## GIVEN INSTRUCTION
Your task is to transcribe all of the data below exactly, omitting the images.
* * *
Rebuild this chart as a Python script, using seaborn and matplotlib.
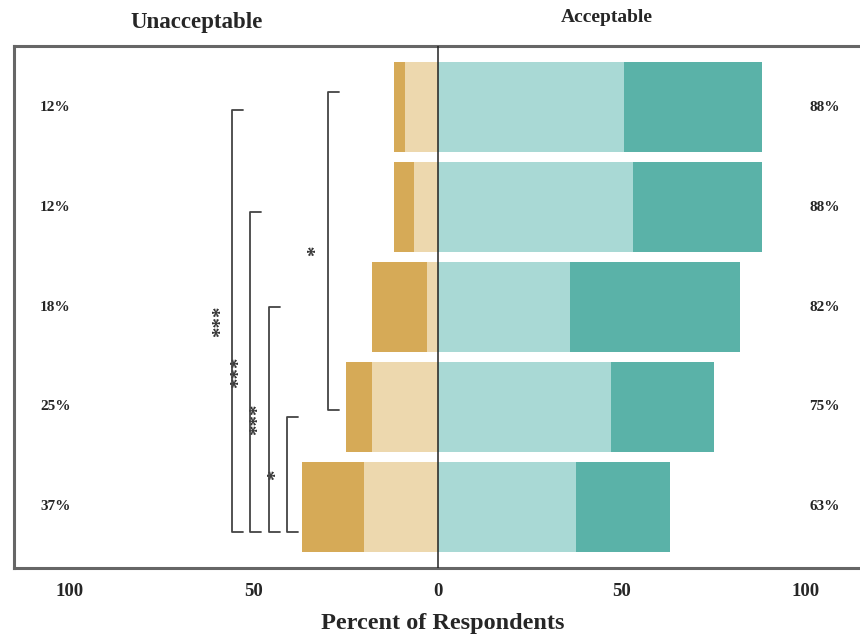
import numpy as np
import pandas as pd
import matplotlib
matplotlib.use("Agg")
import matplotlib.pyplot as plt
import matplotlib.transforms as mtransforms
import seaborn as sns

# rows, top to bottom (the names are cut off in the source picture)
items = ["Item 1", "Item 2", "Item 3", "Item 4", "Item 5"]

# unacceptable side (drawn to the left of 0)
unacc_strong = [3.0, 5.5, 15.0, 7.0, 17.0]
unacc_mild = [9.0, 6.5, 3.0, 18.0, 20.0]
# acceptable side
acc_mild = [50.5, 53.0, 36.0, 47.0, 37.5]
acc_strong = [37.5, 35.0, 46.0, 28.0, 25.5]

left_labels = ["12%", "12%", "18%", "25%", "37%"]
right_labels = ["88%", "88%", "82%", "75%", "63%"]

# significance brackets
br_x = [-56, -51, -46, -41, -30]
br_top = [0.03, 1.05, 2.0, 3.1, -0.15]
br_bottom = [4.25, 4.25, 4.25, 4.25, 3.03]
br_text = ["***", "***", "***", "*", "*"]

c_unacc_strong = "#D6AA57"
c_unacc_mild = "#EDD8AE"
c_acc_mild = "#A9D9D5"
c_acc_strong = "#5AB2A8"

sns.set_theme(style="white")
plt.rcParams["font.family"] = ["Liberation Serif", "DejaVu Serif"]
plt.rcParams["font.weight"] = "bold"

df = pd.DataFrame({
    "item": items,
    "unacc_total": -(np.array(unacc_strong) + np.array(unacc_mild)),
    "unacc_mild": -np.array(unacc_mild),
    "acc_total": np.array(acc_mild) + np.array(acc_strong),
    "acc_mild": acc_mild,
})

fig = plt.figure(figsize=(8.6, 6.41), dpi=100)
ax = fig.add_axes([14 / 860, 0.114, 0.998, 0.814])

# stacked look: full length first, inner segment on top
layers = [("unacc_total", c_unacc_strong), ("unacc_mild", c_unacc_mild),
          ("acc_total", c_acc_strong), ("acc_mild", c_acc_mild)]
for col, colour in layers:
    sns.barplot(data=df, x=col, y="item", orient="h", color=colour,
                saturation=1, width=0.9, errorbar=None, linewidth=0, ax=ax)

ax.axvline(0, color="#222222", lw=1.1, zorder=5)

ax.set_xlim(-115.2, 118)
ax.set_ylim(4.61, -0.61)
ax.set_xticks([-100, -50, 0, 50, 100])
ax.set_xticklabels(["100", "50", "0", "50", "100"], fontsize=13.5, fontweight="bold")
ax.tick_params(axis="x", length=0, pad=11)
ax.set_yticks([])
ax.set_ylabel("")
ax.set_xlabel("Percent of Respondents", fontsize=17.5, fontweight="bold", labelpad=9)

for side in ["top", "left", "bottom", "right"]:
    ax.spines[side].set_color("#666666")
    ax.spines[side].set_linewidth(2.2)

# percent totals on both sides
for i in range(len(items)):
    ax.text(-104, i, left_labels[i], ha="center", va="center", fontsize=11, fontweight="bold")
    ax.text(105, i, right_labels[i], ha="center", va="center", fontsize=11, fontweight="bold")

# significance brackets
for x, t, b, s in zip(br_x, br_top, br_bottom, br_text):
    ax.plot([x + 3, x, x, x + 3], [t, t, b, b], color="#444444", lw=1.3, zorder=4)
    ax.text(x - 3, (t + b) / 2, s, rotation=90, ha="center", va="center",
            fontsize=15, fontweight="bold", color="#333333")

# headers above the frame
trans = mtransforms.blended_transform_factory(ax.transData, ax.transAxes)
ax.text(-65.5, 1.046, "Unacceptable", transform=trans, ha="center", va="center",
        fontsize=16.5, fontweight="bold")
ax.text(46, 1.055, "Acceptable", transform=trans, ha="center", va="center",
        fontsize=14, fontweight="bold")

fig.savefig("out.png", dpi=100)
* * *
## EXERCISE SOLUTION
Rebuild this chart as a Python script, using seaborn and matplotlib.
import numpy as np
import pandas as pd
import matplotlib
matplotlib.use("Agg")
import matplotlib.pyplot as plt
import matplotlib.transforms as mtransforms
import seaborn as sns

# rows, top to bottom (the names are cut off in the source picture)
items = ["Item 1", "Item 2", "Item 3", "Item 4", "Item 5"]

# unacceptable side (drawn to the left of 0)
unacc_strong = [3.0, 5.5, 15.0, 7.0, 17.0]
unacc_mild = [9.0, 6.5, 3.0, 18.0, 20.0]
# acceptable side
acc_mild = [50.5, 53.0, 36.0, 47.0, 37.5]
acc_strong = [37.5, 35.0, 46.0, 28.0, 25.5]

left_labels = ["12%", "12%", "18%", "25%", "37%"]
right_labels = ["88%", "88%", "82%", "75%", "63%"]

# significance brackets
br_x = [-56, -51, -46, -41, -30]
br_top = [0.03, 1.05, 2.0, 3.1, -0.15]
br_bottom = [4.25, 4.25, 4.25, 4.25, 3.03]
br_text = ["***", "***", "***", "*", "*"]

c_unacc_strong = "#D6AA57"
c_unacc_mild = "#EDD8AE"
c_acc_mild = "#A9D9D5"
c_acc_strong = "#5AB2A8"

sns.set_theme(style="white")
plt.rcParams["font.family"] = ["Liberation Serif", "DejaVu Serif"]
plt.rcParams["font.weight"] = "bold"

df = pd.DataFrame({
    "item": items,
    "unacc_total": -(np.array(unacc_strong) + np.array(unacc_mild)),
    "unacc_mild": -np.array(unacc_mild),
    "acc_total": np.array(acc_mild) + np.array(acc_strong),
    "acc_mild": acc_mild,
})

fig = plt.figure(figsize=(8.6, 6.41), dpi=100)
ax = fig.add_axes([14 / 860, 0.114, 0.998, 0.814])

# stacked look: full length first, inner segment on top
layers = [("unacc_total", c_unacc_strong), ("unacc_mild", c_unacc_mild),
          ("acc_total", c_acc_strong), ("acc_mild", c_acc_mild)]
for col, colour in layers:
    sns.barplot(data=df, x=col, y="item", orient="h", color=colour,
                saturation=1, width=0.9, errorbar=None, linewidth=0, ax=ax)

ax.axvline(0, color="#222222", lw=1.1, zorder=5)

ax.set_xlim(-115.2, 118)
ax.set_ylim(4.61, -0.61)
ax.set_xticks([-100, -50, 0, 50, 100])
ax.set_xticklabels(["100", "50", "0", "50", "100"], fontsize=13.5, fontweight="bold")
ax.tick_params(axis="x", length=0, pad=11)
ax.set_yticks([])
ax.set_ylabel("")
ax.set_xlabel("Percent of Respondents", fontsize=17.5, fontweight="bold", labelpad=9)

for side in ["top", "left", "bottom", "right"]:
    ax.spines[side].set_color("#666666")
    ax.spines[side].set_linewidth(2.2)

# percent totals on both sides
for i in range(len(items)):
    ax.text(-104, i, left_labels[i], ha="center", va="center", fontsize=11, fontweight="bold")
    ax.text(105, i, right_labels[i], ha="center", va="center", fontsize=11, fontweight="bold")

# significance brackets
for x, t, b, s in zip(br_x, br_top, br_bottom, br_text):
    ax.plot([x + 3, x, x, x + 3], [t, t, b, b], color="#444444", lw=1.3, zorder=4)
    ax.text(x - 3, (t + b) / 2, s, rotation=90, ha="center", va="center",
            fontsize=15, fontweight="bold", color="#333333")

# headers above the frame
trans = mtransforms.blended_transform_factory(ax.transData, ax.transAxes)
ax.text(-65.5, 1.046, "Unacceptable", transform=trans, ha="center", va="center",
        fontsize=16.5, fontweight="bold")
ax.text(46, 1.055, "Acceptable", transform=trans, ha="center", va="center",
        fontsize=14, fontweight="bold")

fig.savefig("out.png", dpi=100)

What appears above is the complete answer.